Over the last five years, the U.S. defense establishment has begun to grapple with the implications of the advent of a radically more complex and challenging strategic epoch. The return of great-power competition and the continuing threats of regional rogue states and violent nonstate actors challenge our Nation’s interests amid an ongoing “revolution in technology that poses both peril and promise.”1

Consideration of the challenging future these changes are likely to produce has sparked an energetic focus on developing new operating concepts, technologies, and force structures in all the military services. The U.S. Marine Corps is no exception. In close partnership with the U.S. Navy, our thought in recent years has converged around the concepts of littoral operations in contested environments and expeditionary advanced base operations, and their implications for the full range of Title 10 service functions in organizing, training, and equipping the forces necessary to execute them. During my predecessor’s tenure as commandant, the U.S. Marine Corps embarked upon a campaign of learning to draw out these implications, a campaign that has continued and accelerated on my watch. Our learning to this point has led us to some interesting initial conclusions and hypotheses. One of the most interesting is the possibility that a major role for Marine Corps forces in critical future scenarios may revolve around enabling naval and joint force commanders as a dedicated multi-domain reconnaissance and counterreconnaissance force.

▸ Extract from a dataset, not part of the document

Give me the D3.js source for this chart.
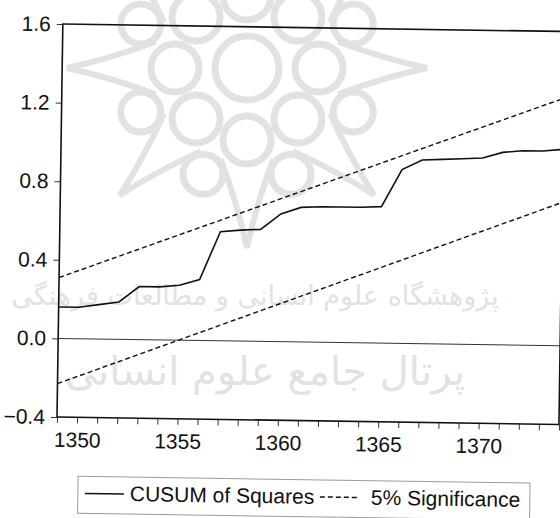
<!DOCTYPE html>
<html>
<head>
<meta charset="utf-8">
<script src="https://cdn.jsdelivr.net/npm/d3@7"></script>
<style>
  body { margin: 0; background: #fff; }
  svg { display: block; }
</style>
</head>
<body>
<div id="chart"></div>
<script>
var years = [1349, 1350, 1351, 1352, 1353, 1354, 1355, 1356, 1357, 1358, 1359, 1360, 1361,
             1362, 1363, 1364, 1365, 1366, 1367, 1368, 1369, 1370, 1371, 1372, 1373, 1374];
var cusumSq = [0.16, 0.16, 0.175, 0.19, 0.27, 0.27, 0.28, 0.31, 0.555, 0.565, 0.57, 0.65, 0.685,
               0.69, 0.69, 0.69, 0.695, 0.885, 0.935, 0.94, 0.945, 0.95, 0.98, 0.99, 0.99, 1.0];
// 5% significance bounds (straight lines, given at both ends)
var boundYears = [1349, 1374];
var upperBound = [0.31, 1.26];
var lowerBound = [-0.23, 0.73];
var yTicks = [-0.4, 0.0, 0.4, 0.8, 1.2, 1.6];
var xLabels = [1350, 1355, 1360, 1365, 1370];
var legendNames = ["CUSUM of Squares", "5% Significance"];

var W = 560, H = 518;
var mLeft = 57, mRight = 559, mTop = 24, mBottom = 417;
var font = "Liberation Sans, Arial, sans-serif";

var svg = d3.select("#chart")
  .append("svg")
    .attr("width", W)
    .attr("height", H);

// faint watermark behind the chart
var wm = svg.append("g")
  .attr("fill", "none")
  .attr("stroke", "#e2e2e2")
  .attr("stroke-width", 7);
var cx = 247, cy = 68;
wm.append("circle").attr("cx", cx).attr("cy", cy).attr("r", 32);
d3.range(8).forEach(function(i){
  var a = i * Math.PI / 4;
  wm.append("circle")
    .attr("cx", cx + 72 * Math.cos(a)).attr("cy", cy + 72 * Math.sin(a)).attr("r", 24);
  var b = a + Math.PI / 8;
  wm.append("circle")
    .attr("cx", cx + 115 * Math.cos(b)).attr("cy", cy + 115 * Math.sin(b)).attr("r", 20);
  var r0 = 95, r1 = 180, w = 0.28;
  var p = d3.path();
  p.moveTo(cx + r0 * Math.cos(a - w), cy + r0 * Math.sin(a - w));
  p.quadraticCurveTo(cx + 140 * Math.cos(a - 0.06), cy + 140 * Math.sin(a - 0.06),
                     cx + r1 * Math.cos(a), cy + r1 * Math.sin(a));
  p.quadraticCurveTo(cx + 140 * Math.cos(a + 0.06), cy + 140 * Math.sin(a + 0.06),
                     cx + r0 * Math.cos(a + w), cy + r0 * Math.sin(a + w));
  wm.append("path").attr("d", p.toString()).attr("stroke-width", 6);
});
svg.append("text")
  .attr("x", 255).attr("y", 305)
  .attr("text-anchor", "middle")
  .attr("direction", "rtl")
  .style("font-family", "DejaVu Sans")
  .style("font-size", "27px")
  .attr("fill", "#e2e2e2")
  .text("پژوهشگاه علوم انسانی و مطالعات فرهنگی");
svg.append("text")
  .attr("x", 265).attr("y", 385)
  .attr("text-anchor", "middle")
  .attr("direction", "rtl")
  .style("font-family", "DejaVu Sans")
  .style("font-size", "40px")
  .attr("fill", "#e2e2e2")
  .text("پرتال جامع علوم انسانی");

// the scan is tilted a little clockwise
var g = svg.append("g")
  .attr("transform", "rotate(0.85," + mLeft + "," + mBottom + ")");

var x = d3.scaleLinear()
  .domain([1349, 1374])
  .range([mLeft, mRight]);
var y = d3.scaleLinear()
  .domain([-0.4, 1.6])
  .range([mBottom, mTop]);

// x axis: a tick every year, labels every five
var xAxis = g.append("g")
  .attr("transform", "translate(0," + mBottom + ")")
  .call(d3.axisBottom(x).tickValues(years).tickSize(6).tickFormat(function(d){
    return xLabels.indexOf(d) >= 0 ? d : "";
  }));
xAxis.select(".domain").remove();
xAxis.selectAll("line").attr("stroke", "#333").attr("stroke-width", 1);
xAxis.selectAll("text")
  .attr("y", 15)
  .attr("fill", "#111")
  .style("font-family", font)
  .style("font-size", "21px");

var yAxis = g.append("g")
  .attr("transform", "translate(" + mLeft + ",0)")
  .call(d3.axisLeft(y).tickValues(yTicks).tickSize(6).tickPadding(6).tickFormat(d3.format(".1f")));
yAxis.select(".domain").remove();
yAxis.selectAll("line").attr("stroke", "#333");
yAxis.selectAll("text")
  .attr("fill", "#111")
  .style("font-family", font)
  .style("font-size", "21px");

// zero line
g.append("line")
  .attr("x1", x(1349)).attr("x2", x(1374))
  .attr("y1", y(0)).attr("y2", y(0))
  .attr("stroke", "#333").attr("stroke-width", 1);

// frame
g.append("rect")
  .attr("x", x(1349)).attr("y", y(1.6))
  .attr("width", x(1374) - x(1349))
  .attr("height", y(-0.4) - y(1.6))
  .attr("fill", "none")
  .attr("stroke", "#111")
  .attr("stroke-width", 1.6);

var line = d3.line()
  .x(function(d){ return x(d[0]); })
  .y(function(d){ return y(d[1]); });

[upperBound, lowerBound].forEach(function(b){
  g.append("path")
    .datum(d3.zip(boundYears, b))
    .attr("d", line)
    .attr("fill", "none")
    .attr("stroke", "#111")
    .attr("stroke-width", 1.4)
    .attr("stroke-dasharray", "5,3");
});

g.append("path")
  .datum(d3.zip(years, cusumSq))
  .attr("d", line)
  .attr("fill", "none")
  .attr("stroke", "#111")
  .attr("stroke-width", 1.6);

// legend
var lg = g.append("g");
lg.append("rect")
  .attr("x", 79).attr("y", 476)
  .attr("width", 452).attr("height", 37)
  .attr("fill", "none")
  .attr("stroke", "#9a9a9a")
  .attr("stroke-width", 1);
var legendItems = [
  {name: legendNames[0], x0: 86, x1: 125, tx: 131, dash: null},
  {name: legendNames[1], x0: 321, x1: 361, tx: 372, dash: "5,3"}
];
legendItems.forEach(function(it){
  lg.append("line")
    .attr("x1", it.x0).attr("x2", it.x1)
    .attr("y1", 493).attr("y2", 493)
    .attr("stroke", "#111")
    .attr("stroke-width", 1.5)
    .attr("stroke-dasharray", it.dash);
  lg.append("text")
    .attr("x", it.tx).attr("y", 500)
    .attr("fill", "#111")
    .style("font-family", font)
    .style("font-size", "21px")
    .text(it.name);
});
</script>
</body>
</html>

Reconnaissance and counterreconnaissance are precisely defined in joint and service doctrine. Reconnaissance operations, in any domain, use the full range of available “detection methods to obtain information about the activities and resources of an enemy or adversary.”2 Counterreconnaissance seeks to prevent adversaries from doing the same to us; it comprises “all measures taken to prevent hostile observation of a force, area, or place.”3 In the maritime context, it is wise to marry these current doctrinal definitions with the broader perspective conveyed in two “navy words of distinguished lineage”: scouting and screening. The distinguished naval tactician Capt. Wayne P. Hughes Jr. defined scouting as “reconnaissance, surveillance, code-breaking, and all other ways to obtain and report combat information to commanders and their forces,” and screening as “all measures used to frustrate the enemy’s scouting effort … includ[ing] the possibility of attacking a threatening enemy.”4 This broader naval understanding of the mission informs my understanding of reconnaissance and counterreconnaissance in the pages that follow.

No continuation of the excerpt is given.